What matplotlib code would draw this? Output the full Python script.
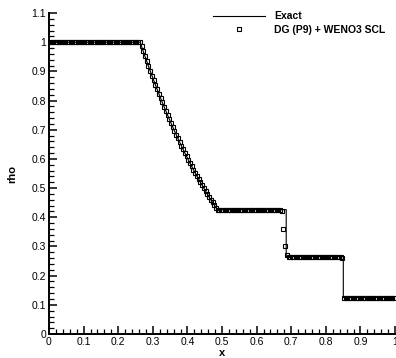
import numpy as np
import matplotlib
matplotlib.use("Agg")
import matplotlib.pyplot as plt
from matplotlib.ticker import MultipleLocator, FormatStrFormatter

plt.rcParams['font.family'] = ['Liberation Sans', 'DejaVu Sans']

# density values read along the rarefaction fan (x = 0.2675 ... 0.4825, step 0.005)
fan_rho = [0.9855, 0.9682, 0.9512, 0.9344, 0.9178, 0.9015, 0.8854, 0.8695,
           0.8539, 0.8385, 0.8233, 0.8083, 0.7936, 0.7791, 0.7648, 0.7507,
           0.7367, 0.7231, 0.7096, 0.6963, 0.6832, 0.6704, 0.6577, 0.6452,
           0.6329, 0.6207, 0.6088, 0.5971, 0.5855, 0.5741, 0.5629, 0.5519,
           0.5410, 0.5303, 0.5198, 0.5095, 0.4993, 0.4893, 0.4794, 0.4697,
           0.4602, 0.4508, 0.4416, 0.4325]
fan_x = [0.2675 + 0.005 * k for k in range(len(fan_rho))]

# exact solution
exact_x = [0.0, 0.2634] + fan_x + [0.4859, 0.6854, 0.6854, 0.8504, 0.8504, 1.0]
exact_rho = [1.0, 1.0] + fan_rho + [0.4263, 0.4263, 0.2656, 0.2656, 0.125, 0.125]

# DG (P9) + WENO3 SCL solution points
dg_x = np.arange(200) * 0.005 + 0.0025
dg_rho = ([1.0] * 53 + fan_rho + [0.4263] * 37 + [0.42, 0.36, 0.30, 0.27]
          + [0.2656] * 31 + [0.26] + [0.125] * 30)

fig = plt.figure(figsize=(3.96, 3.58), dpi=100)
ax = fig.add_axes([0.1237, 0.067, 0.874, 0.8966])

ax.plot(exact_x, exact_rho, color='black', lw=0.8, label='Exact')
ax.plot(dg_x, dg_rho, ls='none', marker='s', ms=3.0, mfc='none', mec='black',
        mew=0.8, label='DG (P9) + WENO3 SCL')

ax.set_xlim(0, 1)
ax.set_ylim(0, 1.1)
ax.xaxis.set_major_locator(MultipleLocator(0.1))
ax.xaxis.set_minor_locator(MultipleLocator(0.02))
ax.yaxis.set_major_locator(MultipleLocator(0.1))
ax.yaxis.set_minor_locator(MultipleLocator(0.02))
ax.xaxis.set_major_formatter(FormatStrFormatter('%g'))
ax.yaxis.set_major_formatter(FormatStrFormatter('%g'))

ax.spines['top'].set_visible(False)
ax.spines['right'].set_visible(False)
ax.spines['left'].set_linewidth(1.4)
ax.spines['bottom'].set_linewidth(1.4)
ax.tick_params(which='major', direction='in', length=6, width=1.1, labelsize=7.5, pad=2)
ax.tick_params(which='minor', direction='in', length=3.5, width=0.9)

ax.set_xlabel('x', fontsize=8, fontweight='bold', labelpad=1)
ax.set_ylabel('rho', fontsize=8, fontweight='bold', labelpad=10)

ax.legend(loc='upper right', bbox_to_anchor=(1.0, 1.035), frameon=False,
          prop={'weight': 'bold', 'size': 7.5}, handlelength=5,
          handletextpad=0.9, labelspacing=0.35)

fig.savefig('out.png', dpi=100)
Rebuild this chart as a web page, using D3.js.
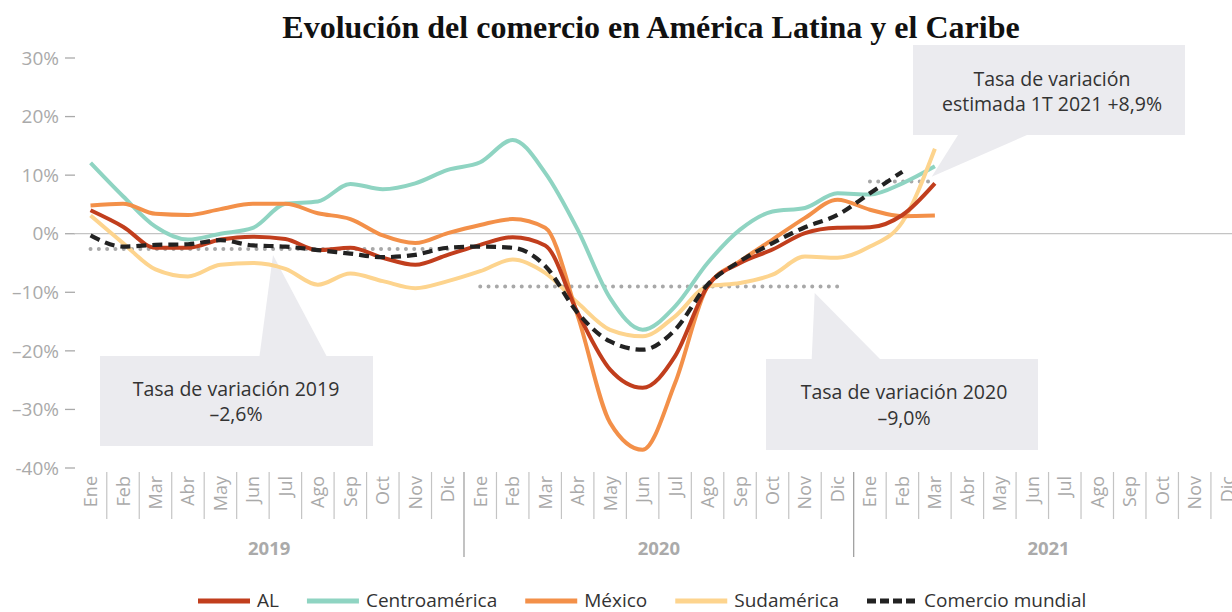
<!DOCTYPE html>
<html><head><meta charset="utf-8">
<script src="https://cdn.jsdelivr.net/npm/d3@7"></script>
<style>body{margin:0;background:#fff} svg{display:block}</style>
</head><body>
<svg id="c" width="1232" height="612"></svg>
<script>
// ---------- DATA ----------
const months = ["Ene","Feb","Mar","Abr","May","Jun","Jul","Ago","Sep","Oct","Nov","Dic"];
const years = ["2019","2020","2021"];
const yTicks = [30,20,10,0,-10,-20,-30,-40];
const yTickLabels = ["30%","20%","10%","0%","–10%","–20%","–30%","-40%"];
const seriesNames = ["AL","Centroamérica","México","Sudamérica","Comercio mundial"];
// Monthly year-on-year variation (%), Ene 2019 onward
const al      = [4.0, 1.2, -2.4, -2.4, -1.0, -0.5, -0.9, -2.8, -2.4, -4.1, -5.3, -3.6, -1.9, -0.6, -2.0, -13.5, -23.2, -26.3, -20.9, -9.0, -5.0, -2.7, 0.1, 1.0, 1.1, 3.2, 8.6];
const centro  = [12.1, 6.4, 1.2, -1.0, 0.0, 1.0, 5.1, 5.5, 8.5, 7.6, 8.6, 10.9, 12.2, 16.0, 10.4, 0.7, -11.0, -16.4, -12.4, -5.0, 0.7, 3.8, 4.4, 6.9, 6.7, 8.6, 11.5];
const mexico  = [4.8, 5.1, 3.4, 3.2, 4.2, 5.1, 5.1, 3.5, 2.5, -0.3, -1.6, 0.1, 1.5, 2.5, 1.0, -14.0, -32.3, -36.9, -25.5, -9.0, -4.7, -1.0, 2.7, 5.8, 4.1, 3.0, 3.1];
const sud     = [3.1, -1.6, -6.1, -7.3, -5.3, -5.0, -6.0, -8.7, -6.8, -8.1, -9.3, -8.1, -6.4, -4.4, -6.7, -11.8, -16.4, -17.5, -14.1, -9.0, -8.4, -7.0, -3.9, -4.1, -2.2, 2.0, 14.5];
const mundial = [-0.3, -2.2, -1.9, -1.8, -1.1, -2.0, -2.2, -2.8, -3.4, -4.0, -3.6, -2.4, -2.2, -2.4, -5.5, -13.5, -18.4, -19.8, -16.4, -8.7, -4.7, -1.6, 1.1, 3.2, 6.9, 10.6];
// Annual averages (dotted lines): value, first month index, last month index
const avgValues = [-2.6, -9.0, 8.9];
const avgStart  = [0, 12, 24];
const avgEnd    = [11, 23, 26];
const calloutLines = [
  ["Tasa de variación 2019", "–2,6%"],
  ["Tasa de variación 2020", "–9,0%"],
  ["Tasa de variación", "estimada 1T 2021 +8,9%"]
];
const title = "Evolución del comercio en América Latina y el Caribe";

// ---------- STYLE ----------
const colors = ["#c13e1d","#8fd4c2","#f39049","#fdd48e","#222222"];
const FONT = "'Open Sans', 'Noto Sans', sans-serif";
const GRAY = "#aaaaaa";

const svg = d3.select("#c");
const nMonths = months.length * years.length;
const x = d3.scaleLinear().domain([0, nMonths]).range([74.3, 74.3 + 32.475 * nMonths]);
const y = d3.scaleLinear().domain([-40, 30]).range([468, 58]);
const xc = i => x(i + 0.5);

// Title
const t = svg.append("text").attr("x", 651).attr("y", 38).attr("text-anchor", "middle")
  .attr("font-family", "'Liberation Serif', serif").attr("font-weight", "bold")
  .attr("font-size", 30).attr("fill", "#111").text(title);
const tw = t.node().getComputedTextLength();
t.attr("font-size", 30 * 738 / tw);

// Y axis labels
const yAxis = svg.append("g");
yTicks.forEach((v, k) => {
  yAxis.append("text").attr("x", 59).attr("y", y(v)).attr("dy", "0.35em")
    .attr("text-anchor", "end").attr("font-family", FONT).attr("font-size", 19)
    .attr("fill", GRAY).text(yTickLabels[k]);
  yAxis.append("line").attr("x1", 65).attr("x2", 75).attr("y1", y(v)).attr("y2", y(v))
    .attr("stroke", GRAY).attr("stroke-width", 1.3);
});

// Zero line
svg.append("line").attr("x1", x(0)).attr("x2", 1232).attr("y1", y(0)).attr("y2", y(0))
  .attr("stroke", "#c4c4c4").attr("stroke-width", 1.3);

// X axis: month labels & separators
const xAxis = svg.append("g");
for (let i = 0; i < nMonths; i++) {
  const m = months[i % 12];
  xAxis.append("text")
    .attr("transform", `translate(${xc(i) + 6.5},476) rotate(-90)`)
    .attr("text-anchor", "end").attr("font-family", FONT).attr("font-size", 18)
    .attr("fill", GRAY).text(m);
  if (i > 0) {
    const yearSep = i % 12 === 0;
    xAxis.append("line").attr("x1", x(i)).attr("x2", x(i))
      .attr("y1", 472).attr("y2", yearSep ? 557 : 519)
      .attr("stroke", yearSep ? "#9a9a9a" : "#c4c4c4").attr("stroke-width", 1.2);
  }
}
years.forEach((yr, k) => {
  xAxis.append("text").attr("x", x(k * 12 + 6)).attr("y", 555).attr("text-anchor", "middle")
    .attr("font-family", FONT).attr("font-weight", "bold").attr("font-size", 18.5)
    .attr("fill", GRAY).text(yr);
});

// Callouts (background shapes)
const callouts = [
  {box:[100,356,373,446], base:[259.5,326.5], apex:[273,255], tx:236, ty:[396,421]},
  {box:[766,359,1038,450], base:[811.7,880], apex:[814.7,293], tx:904, ty:[399,425]},
  {box:[913,45,1185,135], base:[958,1027], apex:[931.7,176.7], tx:1052, ty:[86,111], up:true}
];
const cg = svg.append("g");
callouts.forEach((c, k) => {
  const [x0,y0,x1,y1] = c.box;
  cg.append("rect").attr("x", x0).attr("y", y0).attr("width", x1-x0).attr("height", y1-y0)
    .attr("fill", "#ebebef");
  const by = c.up ? y1 : y0;
  cg.append("path").attr("d", `M${c.base[0]},${by}L${c.apex[0]},${c.apex[1]}L${c.base[1]},${by}Z`)
    .attr("fill", "#ebebef");
  calloutLines[k].forEach((s, j) => {
    cg.append("text").attr("x", c.tx).attr("y", c.ty[j]).attr("text-anchor", "middle")
      .attr("font-family", FONT).attr("font-size", 19.5).attr("fill", "#333").text(s);
  });
});

// Average dotted lines
avgValues.forEach((v, k) => {
  svg.append("line").attr("x1", xc(avgStart[k])).attr("x2", xc(avgEnd[k]))
    .attr("y1", y(v)).attr("y2", y(v))
    .attr("stroke", "#a8a8a8").attr("stroke-width", 4)
    .attr("stroke-linecap", "round").attr("stroke-dasharray", "0 8.3");
});

// Series lines
const line = d3.line().x((d, i) => xc(i)).y(d => y(d)).curve(d3.curveMonotoneX);
const data = [al, centro, mexico, sud, mundial];
const order = [1, 3, 2, 0, 4];
order.forEach(k => {
  svg.append("path").attr("d", line(data[k])).attr("fill", "none")
    .attr("stroke", colors[k]).attr("stroke-width", k === 4 ? 4.2 : 4)
    .attr("stroke-dasharray", k === 4 ? "10 6" : null)
    .attr("stroke-linejoin", "round");
});

// Legend
const lg = svg.append("g");
let lx = 198;
seriesNames.forEach((n, k) => {
  lg.append("line").attr("x1", lx).attr("x2", lx + (k === 4 ? 48 : 52)).attr("y1", 601).attr("y2", 601)
    .attr("stroke", colors[k]).attr("stroke-width", 5)
    .attr("stroke-dasharray", k === 4 ? "9 4" : null);
  const tt = lg.append("text").attr("x", lx + (k === 4 ? 57 : 59)).attr("y", 607)
    .attr("font-family", FONT).attr("font-size", 19).attr("fill", "#333").text(n);
  lx = lx + 59 + tt.node().getComputedTextLength() + 28;
});
</script>
</body></html>
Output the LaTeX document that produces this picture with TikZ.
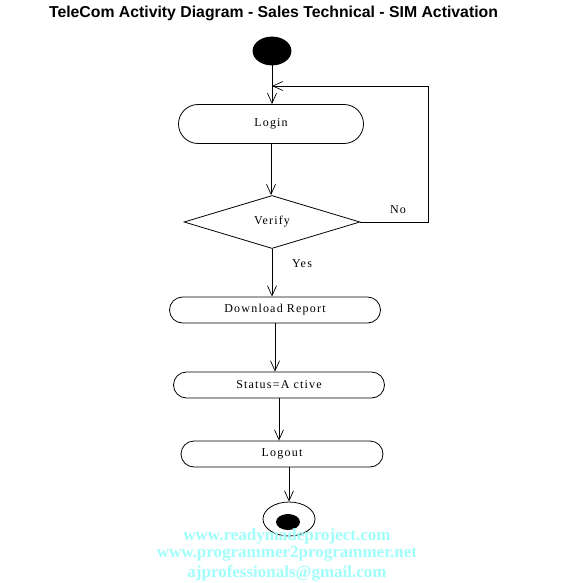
\documentclass[tikz,border=0pt]{standalone}
\usepackage{fontspec}
\setmainfont{Liberation Serif}
\newfontfamily\titlefont{Liberation Sans}
\usetikzlibrary{arrows.meta,shapes.misc,shapes.geometric}
\definecolor{wm}{RGB}{160,255,250}
\begin{document}
\begin{tikzpicture}[x=1pt,y=-1pt,
  line width=0.8pt,
  arr/.style={-{Straight Barb[length=10pt,width=9pt,line width=0.7pt]}},
  act/.style={draw,rounded rectangle,inner sep=0pt,font=\fontsize{12}{14}\selectfont\addfontfeature{LetterSpace=10}},
  lbl/.style={inner sep=0pt,font=\fontsize{12}{14}\selectfont\addfontfeature{LetterSpace=10}},
  wmtext/.style={inner sep=0pt,text=wm,font=\bfseries\fontsize{17}{19}\selectfont}
]
\useasboundingbox (0,0) rectangle (568,583);
\node[inner sep=0pt,font=\titlefont\bfseries\fontsize{15.8}{17}\selectfont] (title) at (273.5,13) {TeleCom Activity Diagram - Sales Technical - SIM Activation};
\node[draw,fill=black,ellipse,inner sep=0pt,minimum width=38pt,minimum height=28pt] (start) at (272,51) {};
\node[act,minimum width=185pt,minimum height=39pt] (login) at (271,124) {Login};
\node[draw,diamond,aspect=3.3,inner sep=0pt,minimum width=176pt,minimum height=53pt,font=\fontsize{12}{14}\selectfont\addfontfeature{LetterSpace=10}] (verify) at (272,222) {Verify};
\node[act,minimum width=211pt,minimum height=26pt] (download) at (275,310) {Download Report};
\node[act,minimum width=211pt,minimum height=26pt] (status) at (279,385) {Status=A ctive};
\node[act,minimum width=202pt,minimum height=26pt] (logout) at (282,454) {Logout};
\node[draw,ellipse,inner sep=0pt,minimum width=52pt,minimum height=34pt] (final) at (289,519) {};
\node[fill=black,ellipse,inner sep=0pt,minimum width=24pt,minimum height=16pt] (finalin) at (288,522) {};
\coordinate (c1) at (428,222);
\coordinate (c2) at (428,86);
\draw[arr] (start.south) -- (start.south |- login.north);
\draw[arr] (login.south) -- (login.south |- verify.north);
\draw[arr] (verify.south) -- (verify.south |- download.north);
\draw[arr] (download.south) -- (download.south |- status.north);
\draw[arr] (status.south) -- (status.south |- logout.north);
\draw[arr] (final.north |- logout.south) -- (final.north);
\draw[arr] (verify.east) -- (c1) -- (c2) -- (c2 -| start);
\node[lbl] (no) at (398,210) {No};
\node[lbl] (yes) at (302,264) {Yes};
\node[wmtext] (w1) at (287,536) {www.readymadeproject.com};
\node[wmtext] (w2) at (287,554) {www.programmer2programmer.net};
\node[wmtext] (w3) at (287,573) {ajprofessionals@gmail.com};
\end{tikzpicture}
\end{document}
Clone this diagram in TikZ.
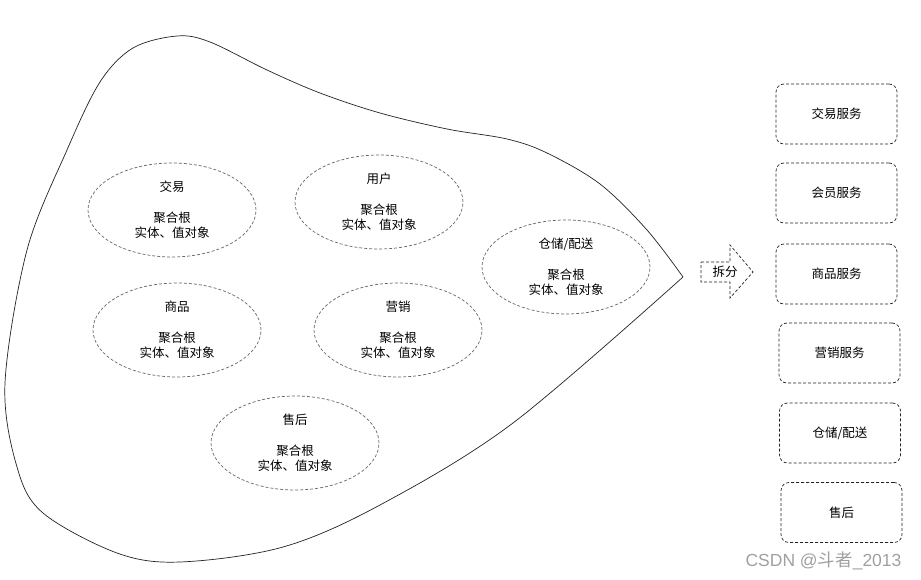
\documentclass[tikz,border=0pt]{standalone}
\usepackage{fontspec}
\newfontfamily\cjkfont{Noto Sans CJK SC}
\newfontfamily\markfont{Liberation Sans}
\usetikzlibrary{shapes.geometric}

\begin{document}
\begin{tikzpicture}[x=1pt, y=-1pt,
    subdomain/.style={ellipse, draw=ellipseColour, dash pattern=on 3pt off 2pt, line width=0.7pt,
        minimum width=168pt, minimum height=94pt, inner sep=0pt, align=center,
        font=\cjkfont\fontsize{12.5}{15}\selectfont},
    service/.style={rectangle, rounded corners=8pt, draw=borderColour, dash pattern=on 3pt off 2pt,
        line width=0.7pt, minimum width=121pt, minimum height=60pt, inner sep=0pt,
        font=\cjkfont\fontsize{12.5}{15}\selectfont}]
    % Define colours
    \definecolor{borderColour}{HTML}{222222}
    \definecolor{ellipseColour}{HTML}{666666}
    \definecolor{markColour}{HTML}{A0A0A0}

    % Fix the picture size
    \useasboundingbox (0,0) rectangle (921,580);

    % Draw the domain outline
    \draw[borderColour, line width=0.7pt] plot[smooth, tension=0.55] coordinates {
        (683,277) (647,230) (600,184) (547,153) (507,139) (447,129) (380,113)
        (320,93) (267,70) (210,42) (177,36) (133,48) (100,82) (67,150)
        (27,250) (5,383) (17,467) (43,513) (117,553) (180,562) (283,547)
        (380,505) (513,423) (683,277)};

    % Draw the sub-domains
    \node[subdomain] (trade)   at (172,210) {交易\\[16pt]聚合根\\实体、值对象};
    \node[subdomain] (user)    at (379,202) {用户\\[16pt]聚合根\\实体、值对象};
    \node[subdomain] (storage) at (566,267) {仓储/配送\\[16pt]聚合根\\实体、值对象};
    \node[subdomain] (goods)   at (177,330) {商品\\[16pt]聚合根\\实体、值对象};
    \node[subdomain] (market)  at (398,330) {营销\\[16pt]聚合根\\实体、值对象};
    \node[subdomain] (after)   at (295,443) {售后\\[16pt]聚合根\\实体、值对象};

    % Draw the split arrow
    \draw[borderColour, line width=0.7pt, dash pattern=on 3pt off 2pt]
        (701,262) -- (730,262) -- (730,245) -- (753,272) -- (730,298) -- (730,282) -- (701,282) -- cycle;
    \node[font=\cjkfont\fontsize{12.5}{15}\selectfont] (split) at (725,272) {拆分};

    % Draw the services
    \node[service] (tradeSrv)   at (836.5,114) {交易服务};
    \node[service] (memberSrv)  at (836.5,193) {会员服务};
    \node[service] (goodsSrv)   at (836.5,274) {商品服务};
    \node[service] (marketSrv)  at (839.5,353) {营销服务};
    \node[service] (storageSrv) at (840,433)   {仓储/配送};
    \node[service] (afterSrv)   at (841.5,512.5) {售后};

    % Watermark
    \node[font=\markfont\fontsize{17.5}{20}\selectfont, text=markColour, inner sep=0pt] (mark) at (823.5,561)
        {CSDN @{\cjkfont 斗者}\_2013};

\end{tikzpicture}
\end{document}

# # # # #

- EXERCISE DIRECTIONS: Take the lines from the start of the material to the line with "plt.rcParams['font.family'] = ['Liberation", both included, and transcribe them exactly without the pictures.

- TASK RESPONSE:
What matplotlib code would draw this? Output the full Python script.
import numpy as np
import matplotlib
matplotlib.use("Agg")
import matplotlib.pyplot as plt
from matplotlib.ticker import MultipleLocator, FormatStrFormatter

plt.rcParams['font.family'] = ['Liberation Sans', 'DejaVu Sans']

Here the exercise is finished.